[Cultural Question] Silk from seaweed?

I’m going insane trying to research this on my own so I’m hoping the community can help. A long while back I clearly remember watching this documentary about Japan (and it wasn’t Begin Japanology, though it was of a similar 90’s video quality) and it was showcasing different ways that Japan made and used silk. One of the methods shown was this unique form of spinning silk from plant fiber, and I swear the plant in question was seaweed but it may have been some other kind of river or lake grass. Either way, I remember it was a water-borne plant fiber and I remember the documentary was showcasing this traditional method of silk weaving in what looked like a mountainous village, maybe? I remember that because part of the process involved soaking the fibers in the running river water nearby.

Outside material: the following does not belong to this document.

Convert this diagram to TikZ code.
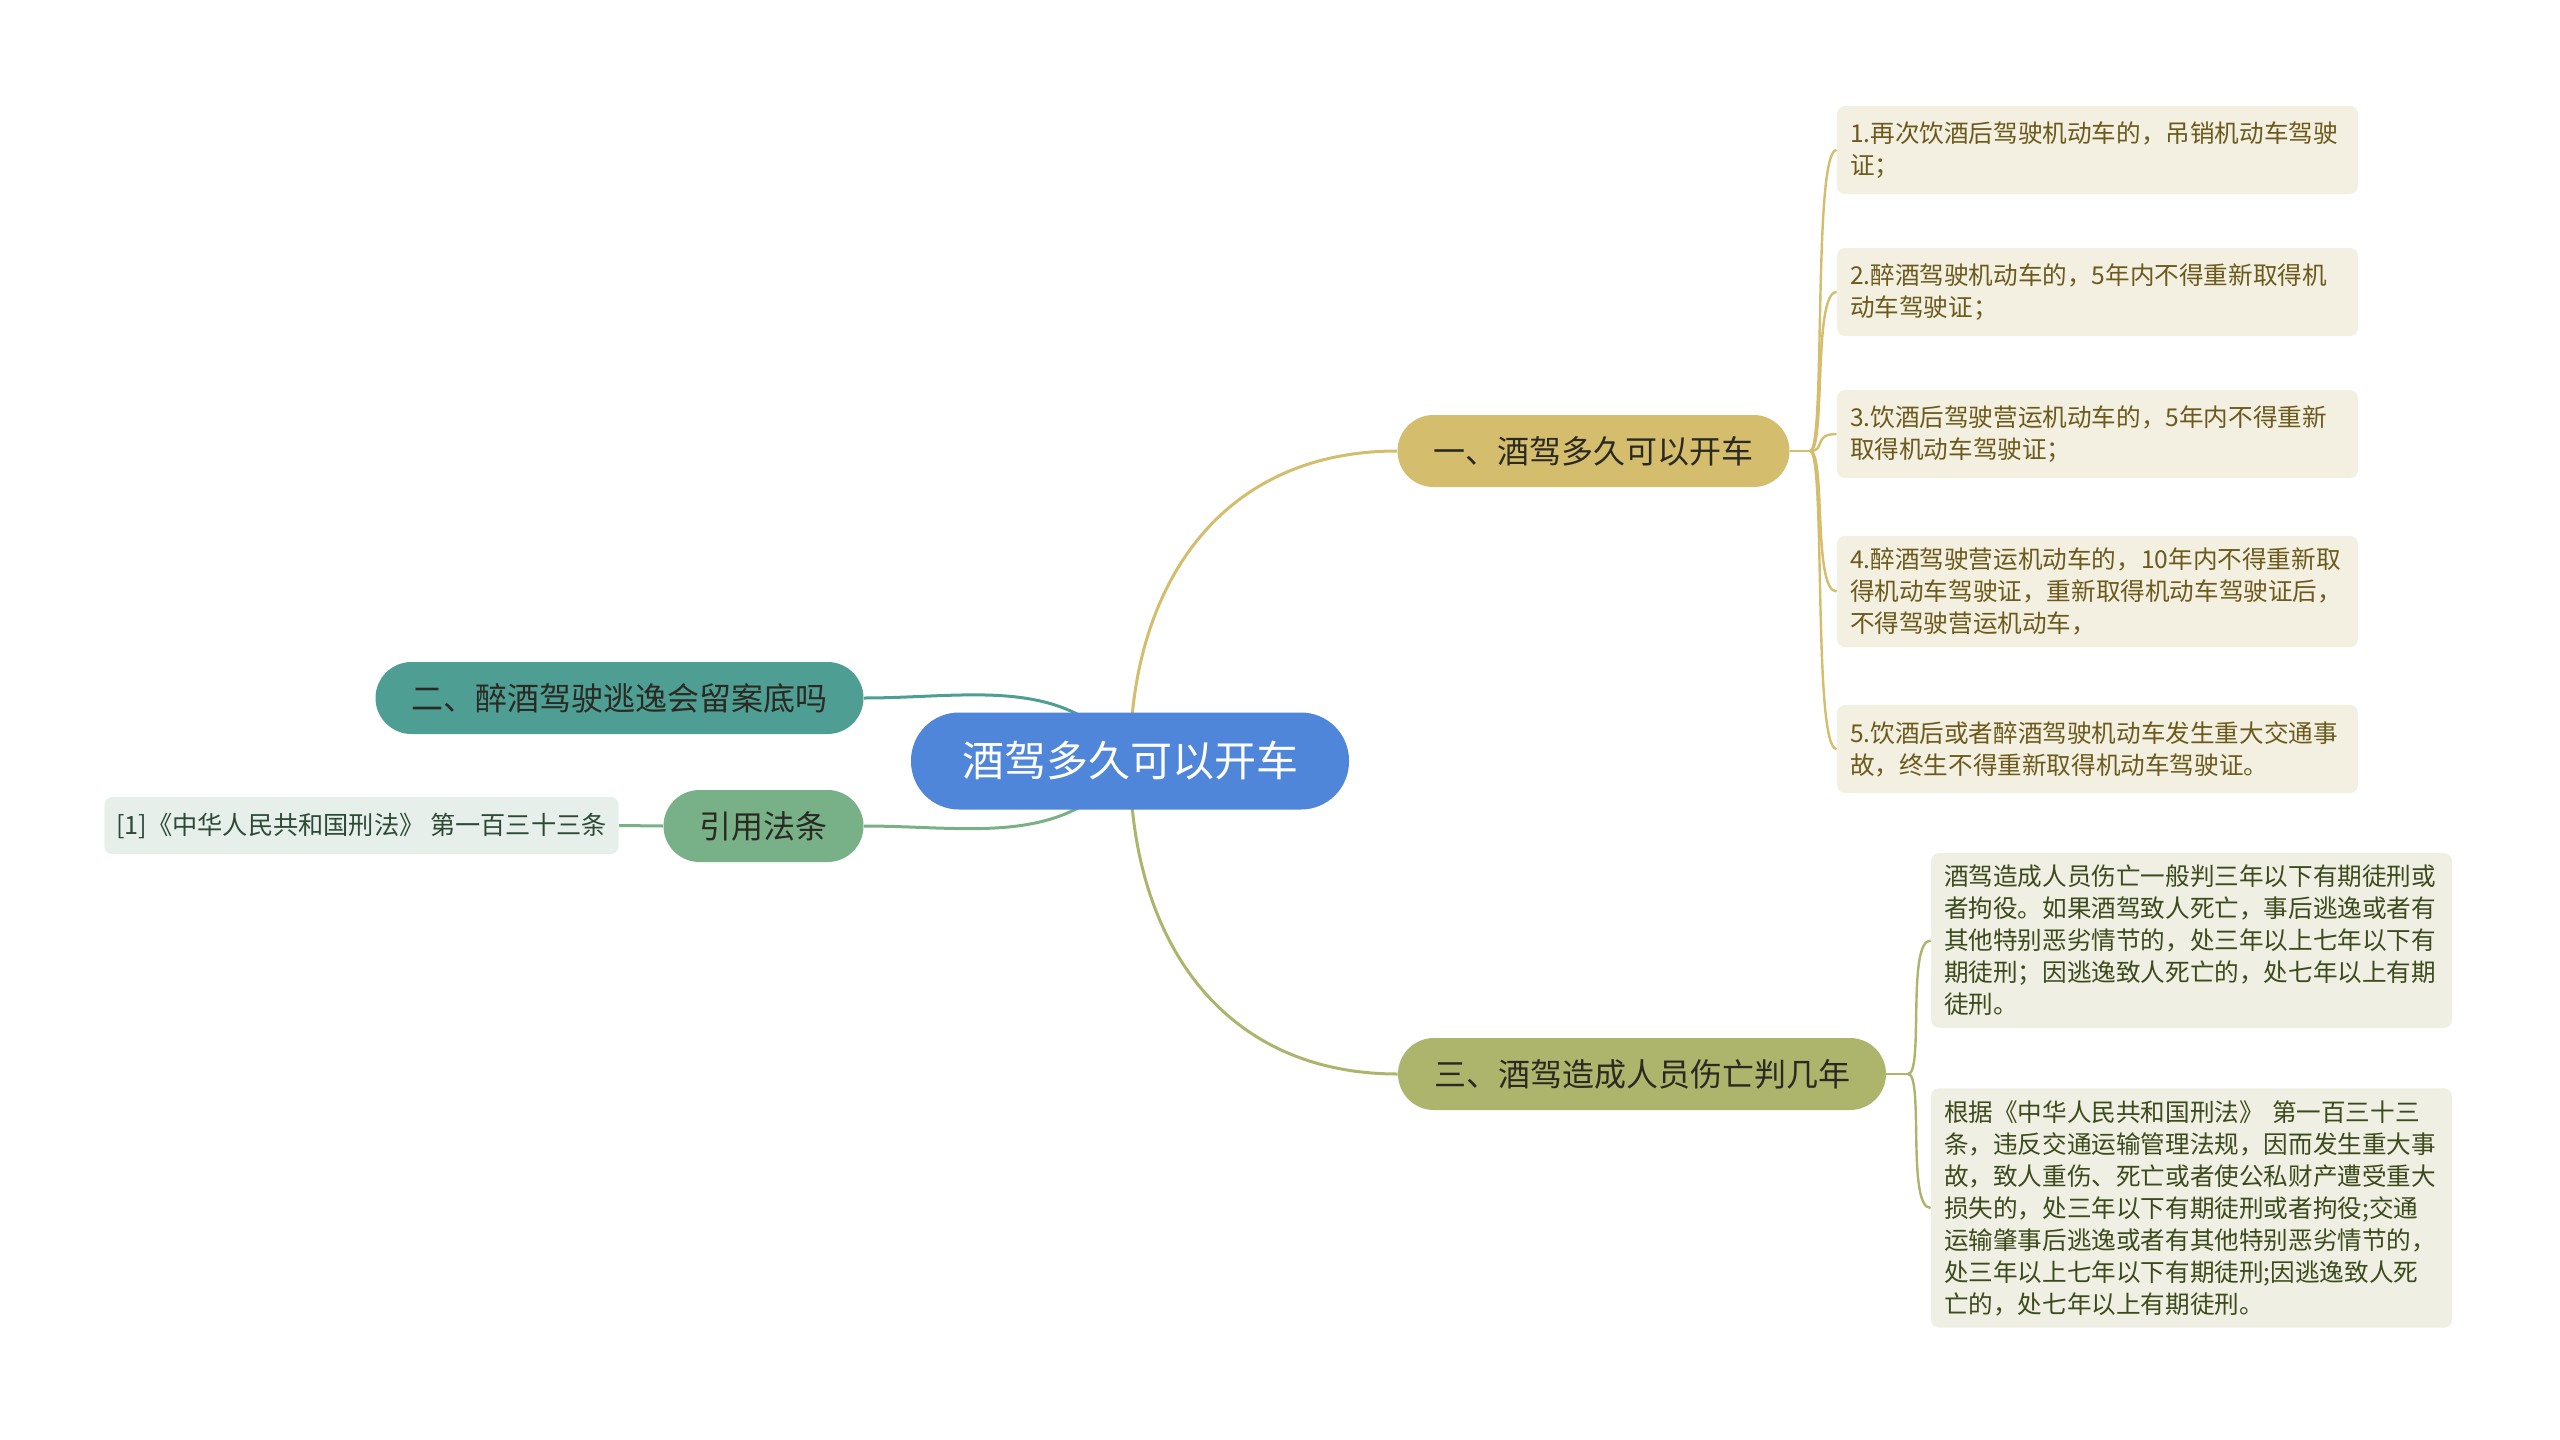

I’ve had no luck so far through Google, but the things I distinctly remember about this procedure was that it was a traditional method done in remote villages since antiquity, it was spun from a plant fiber (which I remember as seaweed but I may be mistaken), part of the process involves soaking the plant fiber in running water, and it was specifically described as ‘silk’ and not something else like cotton.

Does anyone know about this process? Or if not the exact process does anyone know where I could research this on my own time?

Thank you in advance for any help or insight you can provide.

https://www.reddit.com/r/japan/comments/vuchy9/cultural_question_silk_from_seaweed/

3 comments
  1. https://daily.jstor.org/wearing-seaweed/

    >In invisible ways, people have been wearing seaweed for a long time. Funori is a red seaweed cultivated on rocky Japanese coasts. Washed and soaked, it becomes a gummy solution. In the late 1500s Indian calico painters spread a thin layer of funori onto painted colors to keep them from flaking off of the fabric. The lighter colors—pastels and white—needed thicker coats. A second coat of funori was applied one month later, before the fabric was considered finished. By the seventeenth century, the Japanese were applying it to their own textiles to make them stronger, a process called sizing.

    So it isn’t like silk or cotton but used in the process to create a certain type of cloth.

  2. i think you are mistaking it being a water grown weed. you probably saw part of the process where it is being soaked in the river. if i have to guess you are looking for flax (亜麻). the first part of this vid shows the flax plant being soaked in water for 1week to 10days.